Joining us on Friday, December 11th is Hyatt Bass, whose debut novel, The Embers, was released in June 2009. The Aschers were once the perfect American family, successful parents with a talented son and lovely daughter; a portrait painted in celebrity colors with trust-funded brushstrokes. A posh apartment in Manhattan and a weekend home in the Berkshires can’t keep the edges of the portrait from singeing early in the story. Adultery, betrayal, and finally the death of a child fan the flames, leading to a fiery conclusion that destroys the family, scattering ashes across the remaining Aschers.
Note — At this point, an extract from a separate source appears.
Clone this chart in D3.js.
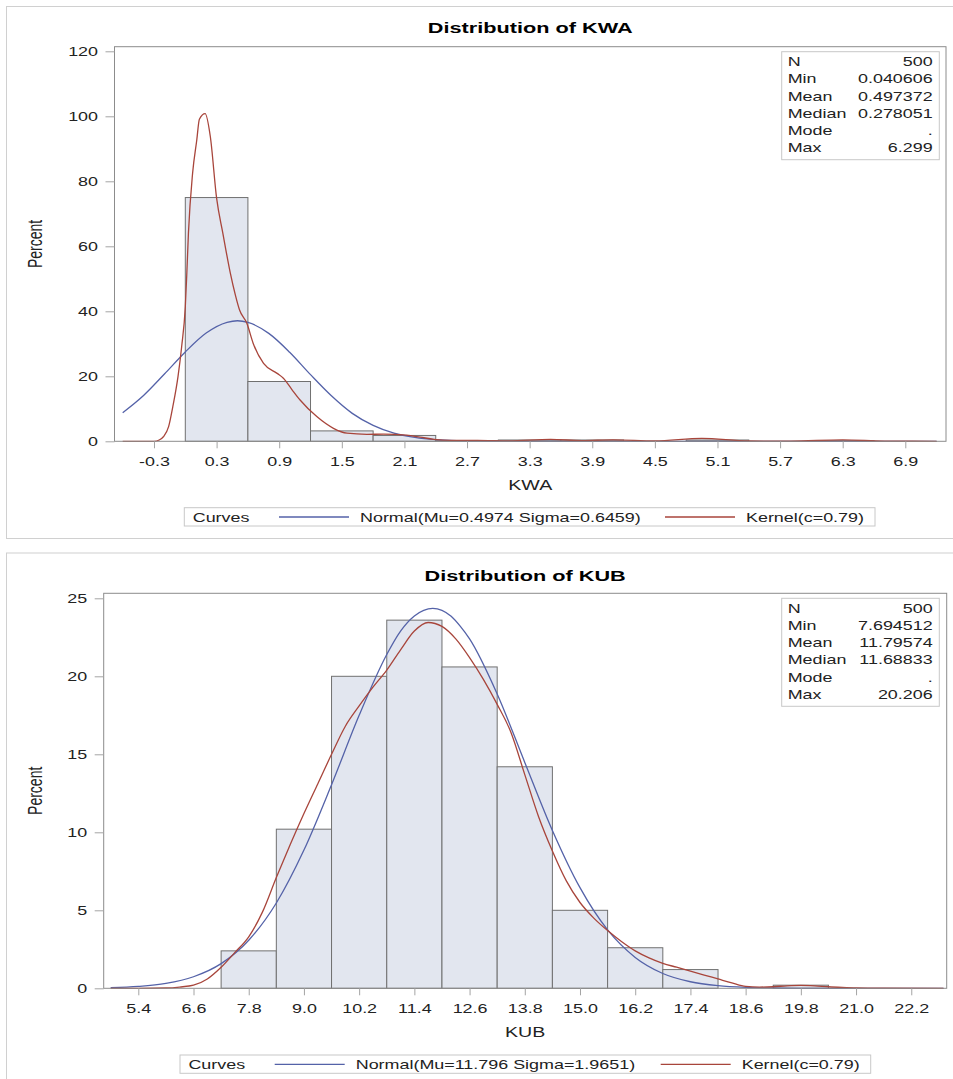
<!DOCTYPE html>
<html>
<head>
<meta charset="utf-8">
<script src="https://cdn.jsdelivr.net/npm/d3@7"></script>
<style>
	body { margin: 0; background: #fff; }
	svg { display: block; font-family: 'Liberation Sans', Arial, sans-serif; }
</style>
</head>
<body>
<svg id="vis" width="953" height="1079"></svg>
<script>
// ---- DATA: KWA ----
let kwaBinStart = [0, 0.6, 1.2, 1.8, 2.4, 3.0, 3.6, 4.8, 6.0];
let kwaPercent = [75.0, 18.4, 3.2, 1.8, 0.2, 0.4, 0.4, 0.4, 0.2];
let kwaBinWidth = 0.6;
let kwaNormalX = [-0.6, -0.4, -0.2, 0, 0.2, 0.4, 0.5, 0.6, 0.8, 1.0, 1.2, 1.4, 1.6, 1.8, 2.0, 2.2, 2.4, 2.6, 2.8, 3.0, 7.2];
let kwaNormalY = [8.8, 14.1, 20.7, 27.5, 33.3, 36.6, 37.1, 36.6, 33.2, 27.4, 20.5, 14.0, 8.6, 4.9, 2.5, 1.2, 0.5, 0.2, 0.1, 0, 0];
let kwaKernelX = [-0.6, -0.3, -0.25, -0.21, -0.16, -0.12, -0.07, -0.035, 0, 0.015, 0.03, 0.07, 0.11, 0.135, 0.19, 0.24, 0.3, 0.36, 0.43, 0.48, 0.52, 0.59, 0.65, 0.75, 0.88, 0.94, 1.02, 1.1, 1.26, 1.42, 1.55, 1.74, 1.9, 2.12, 2.25, 2.38, 2.55, 2.8, 3.1, 3.5, 3.8, 4.1, 4.5, 4.95, 5.4, 5.8, 6.3, 6.7, 7.2];
let kwaKernelY = [0, 0, 0.4, 1.4, 4.5, 10.6, 19.9, 29.1, 41.4, 52, 64, 82.5, 92.7, 99.1, 100.8, 93.7, 74.8, 64, 52, 45, 40.4, 36.3, 30.2, 24, 20.9, 19.4, 16, 12.7, 7.6, 4.0, 2.5, 2.15, 2.2, 1.9, 1.3, 0.6, 0.3, 0.3, 0.15, 0.6, 0.2, 0.45, 0.1, 0.9, 0.1, 0.05, 0.45, 0.05, 0];
let kwaTicksX = [-0.3, 0.3, 0.9, 1.5, 2.1, 2.7, 3.3, 3.9, 4.5, 5.1, 5.7, 6.3, 6.9];
let kwaTicksY = [0, 20, 40, 60, 80, 100, 120];
let kwaStats = ['500', '0.040606', '0.497372', '0.278051', '.', '6.299'];

// ---- DATA: KUB ----
let kubBinStart = [7.2, 8.4, 9.6, 10.8, 12.0, 13.2, 14.4, 15.6, 16.8, 19.2];
let kubPercent = [2.4, 10.2, 20.0, 23.6, 20.6, 14.2, 5.0, 2.6, 1.2, 0.2];
let kubBinWidth = 1.2;
let kubNormalX = [4.8, 5.4, 6.0, 6.6, 7.2, 7.8, 8.4, 9.0, 9.6, 10.2, 10.8, 11.1, 11.4, 11.8, 12.2, 12.4, 12.6, 13.2, 13.8, 14.4, 15.0, 15.6, 16.2, 16.8, 17.4, 18.0, 18.6, 19.2, 19.8, 22.9];
let kubNormalY = [0.04, 0.12, 0.31, 0.74, 1.58, 3.08, 5.47, 8.86, 13.05, 17.5, 21.4, 22.9, 23.87, 24.36, 23.85, 23.2, 22.4, 18.87, 14.48, 10.12, 6.45, 3.74, 1.98, 0.95, 0.42, 0.17, 0.06, 0.02, 0, 0];
let kubKernelX = [4.8, 5.4, 6.0, 6.3, 6.6, 6.9, 7.2, 7.5, 7.8, 8.1, 8.4, 8.7, 9.0, 9.3, 9.6, 9.9, 10.2, 10.5, 10.8, 11.1, 11.4, 11.7, 12.0, 12.3, 12.6, 12.9, 13.2, 13.5, 13.8, 14.1, 14.4, 14.7, 15.0, 15.3, 15.6, 15.9, 16.2, 16.5, 16.8, 17.1, 17.4, 17.7, 18.0, 18.3, 18.6, 18.9, 19.2, 19.5, 19.8, 20.1, 20.4, 20.7, 21.0, 21.6, 22.9];
let kubKernelY = [0, 0, 0.02, 0.08, 0.2, 0.6, 1.35, 2.3, 3.3, 4.9, 7.1, 9.2, 11.2, 13.1, 15.0, 16.8, 18.1, 19.3, 20.4, 21.7, 22.9, 23.45, 23.2, 22.4, 21.2, 19.8, 18.2, 16.4, 13.7, 11.0, 8.8, 6.9, 5.5, 4.5, 3.7, 3.0, 2.4, 1.95, 1.6, 1.35, 1.1, 0.85, 0.6, 0.35, 0.12, 0.08, 0.1, 0.16, 0.19, 0.16, 0.1, 0.06, 0.03, 0.01, 0];
let kubTicksX = [5.4, 6.6, 7.8, 9.0, 10.2, 11.4, 12.6, 13.8, 15.0, 16.2, 17.4, 18.6, 19.8, 21.0, 22.2];
let kubTicksY = [0, 5, 10, 15, 20, 25];
let kubStats = ['500', '7.694512', '11.79574', '11.68833', '.', '20.206'];

let statLabels = ['N', 'Min', 'Mean', 'Median', 'Mode', 'Max'];

// horizontal stretch of all text in the reference
const SX = 1.4;

let svg = d3.select('#vis');

let addText = (g, x, y, str, size, anchor) =>
	g
		.append('text')
		.attr('transform', `translate(${x},${y}) scale(${SX},1)`)
		.attr('font-size', size)
		.attr('text-anchor', anchor || 'start')
		.attr('fill', '#222')
		.text(str);

let drawHist = o => {
	let g = svg.append('g');

	// PANEL
	g.append('rect')
		.attr('x', 6.5)
		.attr('y', o.panelTop)
		.attr('width', 1000)
		.attr('height', o.panelH)
		.attr('fill', 'none')
		.attr('stroke', '#d0d0d0');

	// SCALES
	let x = d3.scaleLinear().domain(o.xDomain).range([o.left, o.right]);
	let y = d3.scaleLinear().domain([0, o.yMax]).range([o.bottom, o.yMaxPx]);

	// BARS
	g.selectAll('rect.bar')
		.data(o.binStart)
		.enter()
		.append('rect')
		.attr('class', 'bar')
		.attr('x', d => x(d))
		.attr('width', d => x(d + o.binWidth) - x(d))
		.attr('y', (d, i) => y(o.percent[i]))
		.attr('height', (d, i) => y(0) - y(o.percent[i]))
		.attr('fill', '#e2e6ef')
		.attr('stroke', '#707070')
		.attr('stroke-width', 1);

	// CURVES
	let line = d3
		.line()
		.x(d => x(d[0]))
		.y(d => y(d[1]))
		.curve(d3.curveMonotoneX);

	g.append('path')
		.datum(o.normalX.map((v, i) => [v, o.normalY[i]]))
		.attr('d', line)
		.attr('fill', 'none')
		.attr('stroke', '#5462a8')
		.attr('stroke-width', 1.3);

	g.append('path')
		.datum(o.kernelX.map((v, i) => [v, o.kernelY[i]]))
		.attr('d', line)
		.attr('fill', 'none')
		.attr('stroke', '#a8453b')
		.attr('stroke-width', 1.3);

	// FRAME
	g.append('rect')
		.attr('x', o.left)
		.attr('y', o.frameTop)
		.attr('width', o.right - o.left)
		.attr('height', o.bottom - o.frameTop)
		.attr('fill', 'none')
		.attr('stroke', '#8c8c8c');

	// AXES
	let xAxis = d3
		.axisBottom(x)
		.tickValues(o.ticksX)
		.tickSize(7)
		.tickFormat(d => d.toFixed(1));
	let yAxis = d3.axisLeft(y).tickValues(o.ticksY).tickSize(9);

	let gx = g
		.append('g')
		.attr('transform', `translate(0,${o.bottom})`)
		.call(xAxis)
		.attr('font-family', null)
		.attr('font-size', 12.8);
	gx.select('.domain').remove();
	gx.selectAll('.tick line').attr('stroke', '#a4a4a4');
	gx.selectAll('.tick text')
		.attr('y', 24.7)
		.attr('dy', null)
		.attr('fill', '#222')
		.attr('transform', `scale(${SX},1)`);

	let gy = g
		.append('g')
		.attr('transform', `translate(${o.left},0)`)
		.call(yAxis)
		.attr('font-family', null)
		.attr('font-size', 12.8);
	gy.select('.domain').remove();
	gy.selectAll('.tick line').attr('stroke', '#a4a4a4');
	gy.selectAll('.tick text')
		.attr('x', -16.5 / SX)
		.attr('fill', '#222')
		.attr('transform', `scale(${SX},1)`);

	// TITLE + LABELS
	let cx = (o.left + o.right) / 2;
	addText(g, cx, o.titleY, o.title, 15.5, 'middle')
		.attr('font-weight', 'bold')
		.attr('fill', '#000');
	addText(g, cx, o.xLabelY, o.xLabel, 14, 'middle');
	g.append('text')
		.attr('transform', `translate(41.5,${(o.frameTop + o.bottom) / 2}) scale(${SX},1) rotate(-90)`)
		.attr('font-size', 14)
		.attr('text-anchor', 'middle')
		.attr('fill', '#222')
		.text('Percent');

	// STATS BOX
	g.append('rect')
		.attr('x', 781.7)
		.attr('y', o.statTop)
		.attr('width', 157.6)
		.attr('height', 108)
		.attr('fill', '#fff')
		.attr('stroke', '#c8c8c8');
	statLabels.forEach((lab, i) => {
		let by = o.statTop + 14.5 + i * 17.2;
		addText(g, 787.7, by, lab, 12.8, 'start');
		addText(g, 932.7, by, o.stats[i], 12.8, 'end');
	});

	// LEGEND
	let lx = o.legX,
		ly = o.legY;
	g.append('rect')
		.attr('x', lx)
		.attr('y', ly)
		.attr('width', 690.7)
		.attr('height', 18.3)
		.attr('fill', '#fff')
		.attr('stroke', '#c8c8c8');
	addText(g, lx + 8.4, ly + 13.9, 'Curves', 12.8);
	g.append('line')
		.attr('x1', lx + 94.7)
		.attr('x2', lx + 164.7)
		.attr('y1', ly + 9.3)
		.attr('y2', ly + 9.3)
		.attr('stroke', '#5462a8')
		.attr('stroke-width', 1.3);
	addText(g, lx + 175.7, ly + 13.9, o.normalLabel, 12.8);
	g.append('line')
		.attr('x1', lx + 480.7)
		.attr('x2', lx + 550.7)
		.attr('y1', ly + 9.3)
		.attr('y2', ly + 9.3)
		.attr('stroke', '#a8453b')
		.attr('stroke-width', 1.3);
	addText(g, lx + 561.7, ly + 13.9, 'Kernel(c=0.79)', 12.8);
};

drawHist({
	panelTop: 6.5,
	panelH: 532,
	left: 114.5,
	right: 946,
	frameTop: 46.7,
	bottom: 441.3,
	xDomain: [-0.6785, 7.29],
	yMax: 120,
	yMaxPx: 51.3,
	binStart: kwaBinStart,
	percent: kwaPercent,
	binWidth: kwaBinWidth,
	normalX: kwaNormalX,
	normalY: kwaNormalY,
	kernelX: kwaKernelX,
	kernelY: kwaKernelY,
	ticksX: kwaTicksX,
	ticksY: kwaTicksY,
	stats: kwaStats,
	statTop: 51.7,
	title: 'Distribution of KWA',
	titleY: 33,
	xLabel: 'KWA',
	xLabelY: 490,
	legX: 184.3,
	legY: 507.7,
	normalLabel: 'Normal(Mu=0.4974 Sigma=0.6459)'
});

drawHist({
	panelTop: 553,
	panelH: 600,
	left: 103.7,
	right: 946.7,
	frameTop: 593.3,
	bottom: 988.3,
	xDomain: [4.648, 22.97],
	yMax: 25,
	yMaxPx: 598.3,
	binStart: kubBinStart,
	percent: kubPercent,
	binWidth: kubBinWidth,
	normalX: kubNormalX,
	normalY: kubNormalY,
	kernelX: kubKernelX,
	kernelY: kubKernelY,
	ticksX: kubTicksX,
	ticksY: kubTicksY,
	stats: kubStats,
	statTop: 598.3,
	title: 'Distribution of KUB',
	titleY: 581,
	xLabel: 'KUB',
	xLabelY: 1037,
	legX: 180,
	legY: 1055,
	normalLabel: 'Normal(Mu=11.796 Sigma=1.9651)'
});
</script>
</body>
</html>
The Embers is Hyatt’s first novel. Her award-winning feature film, Seventy Five Degrees in July, released by Vanguard Cinema in June of 2006, marked Hyatt’s debut as a feature film director. She also wrote the screenplay and was a producer on the film. Prior to that, Hyatt wrote, directed, produced and edited the short film, Just Desert, in Los Angeles, where she worked as a production assistant on Sister Act, a camera assistant on Tombstone, and an assistant editor and camera assistant at Roger Corman’s infamous Concorde Films. Hyatt received her BA from Princeton University. She lives with her husband, Josh Klausner, and their two sons and two miniature schnauzers in New York City.